I have never really found the BBC overtly anti-Israel. Having attended many a pro-Palestinian meeting I always hear them moan about how anti-Palestinian Auntie is.
And despite the recent Panorama with Jane "Clare Short" Corbin they have given Israel's relief team to Haiti incredible coverage, as have Sky and CNN. No one has believed how Israel got to the disaster zone so quickly and set up a field hospital so efficiently and before anyone else, including the Americans.
And then there was the recent Newsnight with Tim Collins taking a walk through Sderot and Gaza in order to give his own experienced military perspective on how certain disputed deaths might have been caused and mosques destroyed. He totally found in Israel's favour.
I just received a copy of this complaint below to Auntie from the pro-Palestine campaign (some might even say lobby). It is a fascinating read. The most fascinating part is the letter's allusion to Micky Rosenfeld, Israel's police spokesman (aka Mickey Roosevelt apparently)as being "'from North London'".
Whatever could they mean by repeating such a meaningless fact? Answers on a postcard please:
Newsnight Tuesday 19th January 2010 complaint to BBCShare
I was repelled by the ‘Newsnight” segment featuring Colonel Tim Collins on
Tuesday night. He was on an obvious mission to justify the Israeli massacre in
Gaza that occurred a year ago. Given the BBC’s callous refusal to publicise The
DEC appeal that followed this inhuman and, universally acknowledged,
disproportionate attack, it is astonishing that you would follow this up with a
downright justification of Israel’s horrific war crimes. The BBC’S claim to
impartiality has been completely discredited by this sequence of events.
Colonel Collins, who has been compared to a character out of ‘Apocalypse Now,’
made no effort to make sense of the numbers of deaths involved: 13 Israelis
(four of those were ‘friendly fire’, 1,400 Palestinians, involving hundreds of
civilians, including women and children. Instead, he seemed unmoved by the
evidence in front of him and chose only to see Hamas posters and interview the
usual suspects in their ‘lair’ with an arsenal consisting of homemade rockets.
At Sderot, his guide was Mickey Roosevelt, ‘from North London’ who showed
Colonel Collins the rockets collected since 2000 which have caused so little
damage. He was not taken to review Israel’s arsenal of F16s, nuclear weapons,
phosphorous bombs and all the other paraphanalia of the world’s fourth largest
army. It was as if Israel was the unarmed victim, living in fear of having homes
demolished, schools flattened and hundreds of civilians slaughtered.
The programme presented a complete distortion of the facts and made no attempt
to inform, provide context, or even the slightest attempt at impartiality.

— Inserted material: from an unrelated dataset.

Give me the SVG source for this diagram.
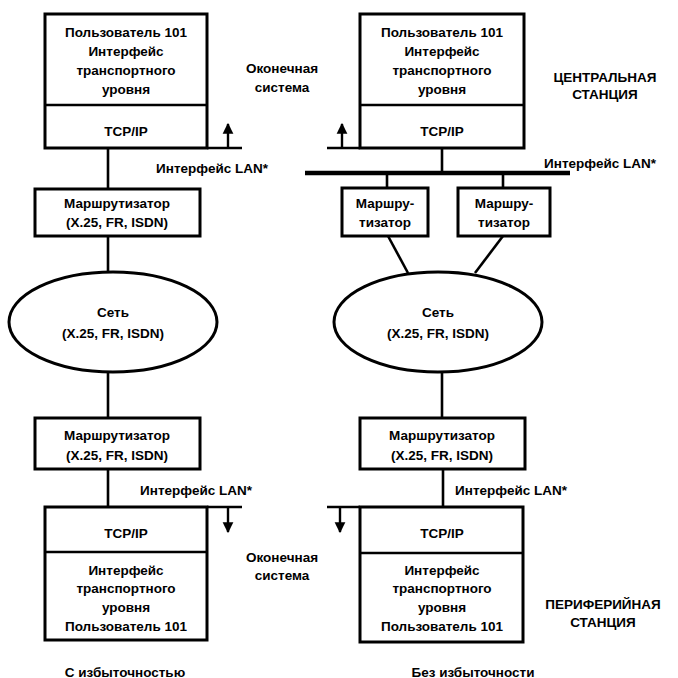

Colonel Collins is well-known for his gung-ho speeches (‘show them no mercy’,
‘we are their nemesis’) and boasts of his war record in the most brutal military
interventions of the past decades. ‘Not as bad as Faluja,’ he commented, eyeing
a flattened mosque. He claimed to have found proof of weapons having been stored
in the crypt of this building, but there was no evidence shown on camera.
As he toured the region in an Israeli-piloted helicopter, he flew over Qalqilya,
one of the Palestinian towns most grievously affected by Israel’s apartheid
wall. ‘It’s to protect the main road,’ said the pilot, speaking of an
Israeli-only road built on stolen Palestinian land.
Given the BBC’s complete blanking of the recent VivaPalestina Convoy, the Gaza
Freedom March, and other efforts by civil society humanitarian activists from
around the world, the programme takes on a special meaning. The depth of the
BBC’s bias is demonstrated across the entire output of your programming and not
only by the skewed nature of this particular item on ‘Newsnight.’